Жестокой январскою зимою близ адмиралтейской крепости умы и руки художества российского произвели знатнейшее дело из голубого, как слеза умиления, льда. При сем строительстве самый чистый синий лед наподобие плит разрубали, циркулем да линейкой размеривали, рычагами клали одну плиту на другую и украшениями, яко ювелирной галантереей, убирали. Плиты же водою поливали, коя крепчайшим, как задний ум иного дурака, цементом служила. Само небо российское волновалось и вздрагивало северным сиянием, с восторгом глядя на сии ухищрения ума человеческого.
Таким образом, рядом с крепостью, созданною блаженной памяти Петром Великим, стоял ныне ледяной дом длиною в восемь саженей, шириною в две с половиной и вышиною вместе с кровлею в три сажени. Был оный дом, как цельный кусок дражайшего камня, богаче и светлее, нежели самый лучший мармор.
Передовая Россия как начала после татар удивлять всех, так и не уставала. Во время оно решили ввести в России науку, но ввести ее надо было так, чтобы это как-то само собою вышло. Призвать иностранцев — от православия отучат, да и над учениками своей ученостью вознесутся, а этого никак нельзя терпеть. Наконец послали своих, русских, учиться в Европу. Ни один, однако, не вернулся.
Россия осталась без науки. А посему начали случаться происшествия туманные. Прослышано было при царском дворе про чудесный прибор астролябию, Петр Великий приказал за любые деньги достать помянутую астролябию и призвал лекаря, дабы он объяснил значение сего инструмента. Но лекарь сам его впервые видел и прописал только лекарство от головной боли. Так и осталось неизвестным, от какой болезни лечит астролябия.

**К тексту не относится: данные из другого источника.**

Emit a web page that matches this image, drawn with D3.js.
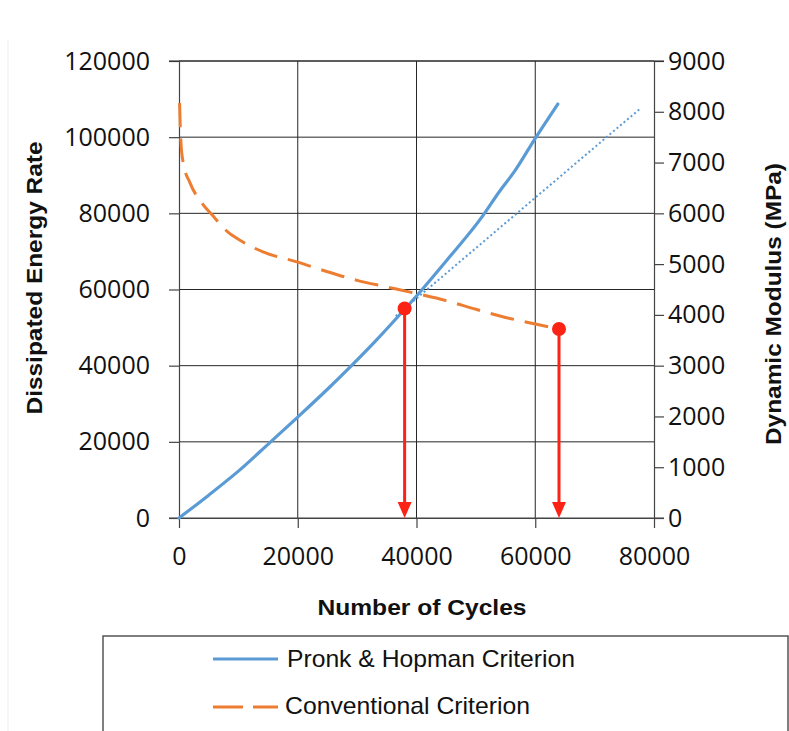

Лекарства же в государстве российском были свои, старинные и знатнейшие. В Троицком соборе в сентябре 1721 года состоялся молебен по случаю мира со шведами да перешел в маскарад с тысячью масок, а потом в оглушительное пьянство, в коем приняла участие вся Россия и кое длилось целую неделю, так что Финляндию опять едва не потеряли.
Ледяной дом был тысяча первым чудом света, обретенным Россиею, но самым удивительным и знаменитым. Перед домом стояли ледяные пушки и мортиры, в кои было пороху по четверти фунта кладено и посконные ядра закачены. В том же ряду для приятной потехи находились два белых дельфина с черными мордами. В самом же доме дверные и оконные косяки, а также пилястры выкрашены были краскою под зеленый мармор. По ночам сквозь них виднелись зажженные свечи, против воли создателей обращенные зеленою краскою в глаза леших и болотные огни.
Кроме главного входа, находились еще двусторонние ворота и на них — ледяные горшки, где с обычными ледяными деревьями, где совершенно необыкновенными — дубовыми.
И такого состояния был сей дом, что на правой его стороне стоял чудно выпиленный изо льда слон в надлежащей его величине. На слоне сидел ледяной персиянин с чеканом в руке. В груди персиянина плавился розовый закат Финского залива и летали тени ворон.
На левой стороне оного дома изо льда же построена была баня, коя в сию минуту как раз топилась ледяными дровами, смазанными нефтью. В покоях возле бани готовились мыться перед свадьбой квасник императрицы семидесятилетний князь Дмитрий Хвостаков и молодая турчанка, истинное имя коей было известно двоим-троим придворным.